Exercise instructions. Reproduce each line of the material exactly, minus any picture.

Information provided.
***

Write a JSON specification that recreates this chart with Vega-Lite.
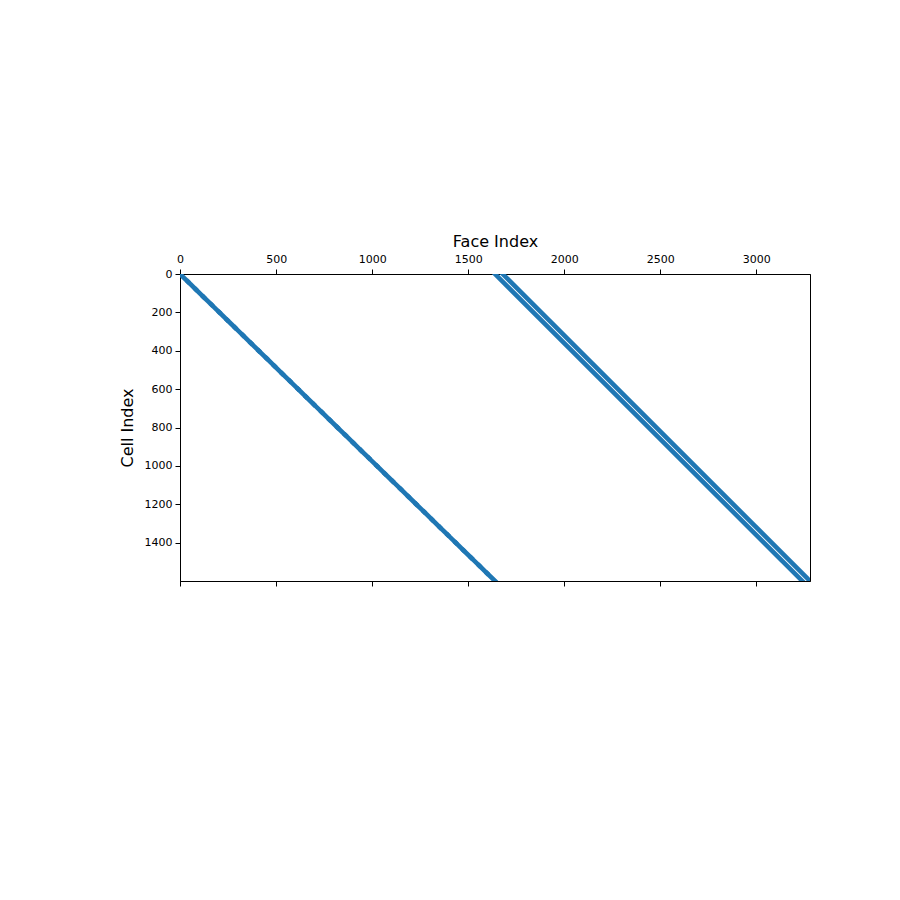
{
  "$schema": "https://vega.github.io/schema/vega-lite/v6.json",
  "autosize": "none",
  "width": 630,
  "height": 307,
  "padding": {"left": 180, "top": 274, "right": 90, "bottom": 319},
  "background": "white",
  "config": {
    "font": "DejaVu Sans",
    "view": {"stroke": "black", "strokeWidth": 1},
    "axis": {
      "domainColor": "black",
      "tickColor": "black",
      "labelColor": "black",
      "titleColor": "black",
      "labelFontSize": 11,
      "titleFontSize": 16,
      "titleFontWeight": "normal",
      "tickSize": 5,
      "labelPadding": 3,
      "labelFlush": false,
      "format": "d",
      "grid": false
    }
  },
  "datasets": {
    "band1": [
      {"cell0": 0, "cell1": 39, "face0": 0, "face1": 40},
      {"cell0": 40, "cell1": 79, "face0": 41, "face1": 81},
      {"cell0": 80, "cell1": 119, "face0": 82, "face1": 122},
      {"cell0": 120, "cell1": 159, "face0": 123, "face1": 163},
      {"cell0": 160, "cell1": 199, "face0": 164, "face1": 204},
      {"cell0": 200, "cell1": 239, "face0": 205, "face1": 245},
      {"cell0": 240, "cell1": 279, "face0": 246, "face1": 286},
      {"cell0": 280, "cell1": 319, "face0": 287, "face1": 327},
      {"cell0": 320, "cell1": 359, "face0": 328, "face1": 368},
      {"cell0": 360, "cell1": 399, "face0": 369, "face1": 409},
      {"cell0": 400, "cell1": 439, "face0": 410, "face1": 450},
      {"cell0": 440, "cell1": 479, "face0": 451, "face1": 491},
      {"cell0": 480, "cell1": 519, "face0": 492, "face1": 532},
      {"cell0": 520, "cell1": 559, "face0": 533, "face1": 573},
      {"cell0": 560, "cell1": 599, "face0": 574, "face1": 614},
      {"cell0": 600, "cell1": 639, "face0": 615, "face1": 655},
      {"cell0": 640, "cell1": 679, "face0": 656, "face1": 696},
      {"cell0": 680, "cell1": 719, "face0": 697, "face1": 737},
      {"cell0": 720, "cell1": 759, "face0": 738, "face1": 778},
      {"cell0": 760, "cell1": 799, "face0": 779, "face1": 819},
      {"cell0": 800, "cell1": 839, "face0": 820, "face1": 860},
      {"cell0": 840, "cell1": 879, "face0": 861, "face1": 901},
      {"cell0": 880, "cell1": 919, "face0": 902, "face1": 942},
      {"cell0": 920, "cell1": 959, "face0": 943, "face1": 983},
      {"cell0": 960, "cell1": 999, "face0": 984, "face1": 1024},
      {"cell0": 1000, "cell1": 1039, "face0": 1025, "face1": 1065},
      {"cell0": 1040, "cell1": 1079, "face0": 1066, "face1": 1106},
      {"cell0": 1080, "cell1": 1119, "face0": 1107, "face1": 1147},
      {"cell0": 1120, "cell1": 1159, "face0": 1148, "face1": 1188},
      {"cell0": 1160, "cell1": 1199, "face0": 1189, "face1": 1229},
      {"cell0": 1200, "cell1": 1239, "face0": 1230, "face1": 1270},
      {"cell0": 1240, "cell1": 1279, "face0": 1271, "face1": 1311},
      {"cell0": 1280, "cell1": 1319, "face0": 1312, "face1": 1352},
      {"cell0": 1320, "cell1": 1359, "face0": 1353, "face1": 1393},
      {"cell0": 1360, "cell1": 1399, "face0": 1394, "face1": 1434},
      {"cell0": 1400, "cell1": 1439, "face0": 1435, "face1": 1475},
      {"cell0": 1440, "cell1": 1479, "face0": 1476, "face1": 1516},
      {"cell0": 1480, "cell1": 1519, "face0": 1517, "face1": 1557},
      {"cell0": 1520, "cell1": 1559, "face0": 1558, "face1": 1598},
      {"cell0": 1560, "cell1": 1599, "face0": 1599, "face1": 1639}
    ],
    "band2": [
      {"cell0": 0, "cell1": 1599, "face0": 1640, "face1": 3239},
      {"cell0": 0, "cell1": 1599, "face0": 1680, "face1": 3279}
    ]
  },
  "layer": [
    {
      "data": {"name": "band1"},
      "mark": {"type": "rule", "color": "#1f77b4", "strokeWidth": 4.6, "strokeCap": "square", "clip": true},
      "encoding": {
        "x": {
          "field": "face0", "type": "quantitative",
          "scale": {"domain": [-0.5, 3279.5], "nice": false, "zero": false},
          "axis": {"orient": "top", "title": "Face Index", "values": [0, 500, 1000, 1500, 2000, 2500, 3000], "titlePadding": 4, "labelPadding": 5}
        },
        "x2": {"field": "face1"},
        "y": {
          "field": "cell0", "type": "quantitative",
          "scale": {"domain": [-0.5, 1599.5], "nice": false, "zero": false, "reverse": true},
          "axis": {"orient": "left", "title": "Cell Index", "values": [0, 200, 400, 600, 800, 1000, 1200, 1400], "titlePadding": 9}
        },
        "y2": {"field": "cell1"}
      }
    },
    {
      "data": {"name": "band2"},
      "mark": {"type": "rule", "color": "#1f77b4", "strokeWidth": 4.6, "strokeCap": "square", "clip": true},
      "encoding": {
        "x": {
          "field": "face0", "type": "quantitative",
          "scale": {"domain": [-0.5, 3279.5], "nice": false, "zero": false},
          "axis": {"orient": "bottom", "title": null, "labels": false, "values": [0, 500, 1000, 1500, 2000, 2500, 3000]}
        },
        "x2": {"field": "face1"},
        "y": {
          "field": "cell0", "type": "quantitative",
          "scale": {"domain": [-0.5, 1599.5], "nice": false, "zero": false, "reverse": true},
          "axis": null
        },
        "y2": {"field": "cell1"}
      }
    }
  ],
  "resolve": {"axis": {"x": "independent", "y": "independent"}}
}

***

Result.
Write a JSON specification that recreates this chart with Vega-Lite.
{
  "$schema": "https://vega.github.io/schema/vega-lite/v6.json",
  "autosize": "none",
  "width": 630,
  "height": 307,
  "padding": {"left": 180, "top": 274, "right": 90, "bottom": 319},
  "background": "white",
  "config": {
    "font": "DejaVu Sans",
    "view": {"stroke": "black", "strokeWidth": 1},
    "axis": {
      "domainColor": "black",
      "tickColor": "black",
      "labelColor": "black",
      "titleColor": "black",
      "labelFontSize": 11,
      "titleFontSize": 16,
      "titleFontWeight": "normal",
      "tickSize": 5,
      "labelPadding": 3,
      "labelFlush": false,
      "format": "d",
      "grid": false
    }
  },
  "datasets": {
    "band1": [
      {"cell0": 0, "cell1": 39, "face0": 0, "face1": 40},
      {"cell0": 40, "cell1": 79, "face0": 41, "face1": 81},
      {"cell0": 80, "cell1": 119, "face0": 82, "face1": 122},
      {"cell0": 120, "cell1": 159, "face0": 123, "face1": 163},
      {"cell0": 160, "cell1": 199, "face0": 164, "face1": 204},
      {"cell0": 200, "cell1": 239, "face0": 205, "face1": 245},
      {"cell0": 240, "cell1": 279, "face0": 246, "face1": 286},
      {"cell0": 280, "cell1": 319, "face0": 287, "face1": 327},
      {"cell0": 320, "cell1": 359, "face0": 328, "face1": 368},
      {"cell0": 360, "cell1": 399, "face0": 369, "face1": 409},
      {"cell0": 400, "cell1": 439, "face0": 410, "face1": 450},
      {"cell0": 440, "cell1": 479, "face0": 451, "face1": 491},
      {"cell0": 480, "cell1": 519, "face0": 492, "face1": 532},
      {"cell0": 520, "cell1": 559, "face0": 533, "face1": 573},
      {"cell0": 560, "cell1": 599, "face0": 574, "face1": 614},
      {"cell0": 600, "cell1": 639, "face0": 615, "face1": 655},
      {"cell0": 640, "cell1": 679, "face0": 656, "face1": 696},
      {"cell0": 680, "cell1": 719, "face0": 697, "face1": 737},
      {"cell0": 720, "cell1": 759, "face0": 738, "face1": 778},
      {"cell0": 760, "cell1": 799, "face0": 779, "face1": 819},
      {"cell0": 800, "cell1": 839, "face0": 820, "face1": 860},
      {"cell0": 840, "cell1": 879, "face0": 861, "face1": 901},
      {"cell0": 880, "cell1": 919, "face0": 902, "face1": 942},
      {"cell0": 920, "cell1": 959, "face0": 943, "face1": 983},
      {"cell0": 960, "cell1": 999, "face0": 984, "face1": 1024},
      {"cell0": 1000, "cell1": 1039, "face0": 1025, "face1": 1065},
      {"cell0": 1040, "cell1": 1079, "face0": 1066, "face1": 1106},
      {"cell0": 1080, "cell1": 1119, "face0": 1107, "face1": 1147},
      {"cell0": 1120, "cell1": 1159, "face0": 1148, "face1": 1188},
      {"cell0": 1160, "cell1": 1199, "face0": 1189, "face1": 1229},
      {"cell0": 1200, "cell1": 1239, "face0": 1230, "face1": 1270},
      {"cell0": 1240, "cell1": 1279, "face0": 1271, "face1": 1311},
      {"cell0": 1280, "cell1": 1319, "face0": 1312, "face1": 1352},
      {"cell0": 1320, "cell1": 1359, "face0": 1353, "face1": 1393},
      {"cell0": 1360, "cell1": 1399, "face0": 1394, "face1": 1434},
      {"cell0": 1400, "cell1": 1439, "face0": 1435, "face1": 1475},
      {"cell0": 1440, "cell1": 1479, "face0": 1476, "face1": 1516},
      {"cell0": 1480, "cell1": 1519, "face0": 1517, "face1": 1557},
      {"cell0": 1520, "cell1": 1559, "face0": 1558, "face1": 1598},
      {"cell0": 1560, "cell1": 1599, "face0": 1599, "face1": 1639}
    ],
    "band2": [
      {"cell0": 0, "cell1": 1599, "face0": 1640, "face1": 3239},
      {"cell0": 0, "cell1": 1599, "face0": 1680, "face1": 3279}
    ]
  },
  "layer": [
    {
      "data": {"name": "band1"},
      "mark": {"type": "rule", "color": "#1f77b4", "strokeWidth": 4.6, "strokeCap": "square", "clip": true},
      "encoding": {
        "x": {
          "field": "face0", "type": "quantitative",
          "scale": {"domain": [-0.5, 3279.5], "nice": false, "zero": false},
          "axis": {"orient": "top", "title": "Face Index", "values": [0, 500, 1000, 1500, 2000, 2500, 3000], "titlePadding": 4, "labelPadding": 5}
        },
        "x2": {"field": "face1"},
        "y": {
          "field": "cell0", "type": "quantitative",
          "scale": {"domain": [-0.5, 1599.5], "nice": false, "zero": false, "reverse": true},
          "axis": {"orient": "left", "title": "Cell Index", "values": [0, 200, 400, 600, 800, 1000, 1200, 1400], "titlePadding": 9}
        },
        "y2": {"field": "cell1"}
      }
    },
    {
      "data": {"name": "band2"},
      "mark": {"type": "rule", "color": "#1f77b4", "strokeWidth": 4.6, "strokeCap": "square", "clip": true},
      "encoding": {
        "x": {
          "field": "face0", "type": "quantitative",
          "scale": {"domain": [-0.5, 3279.5], "nice": false, "zero": false},
          "axis": {"orient": "bottom", "title": null, "labels": false, "values": [0, 500, 1000, 1500, 2000, 2500, 3000]}
        },
        "x2": {"field": "face1"},
        "y": {
          "field": "cell0", "type": "quantitative",
          "scale": {"domain": [-0.5, 1599.5], "nice": false, "zero": false, "reverse": true},
          "axis": null
        },
        "y2": {"field": "cell1"}
      }
    }
  ],
  "resolve": {"axis": {"x": "independent", "y": "independent"}}
}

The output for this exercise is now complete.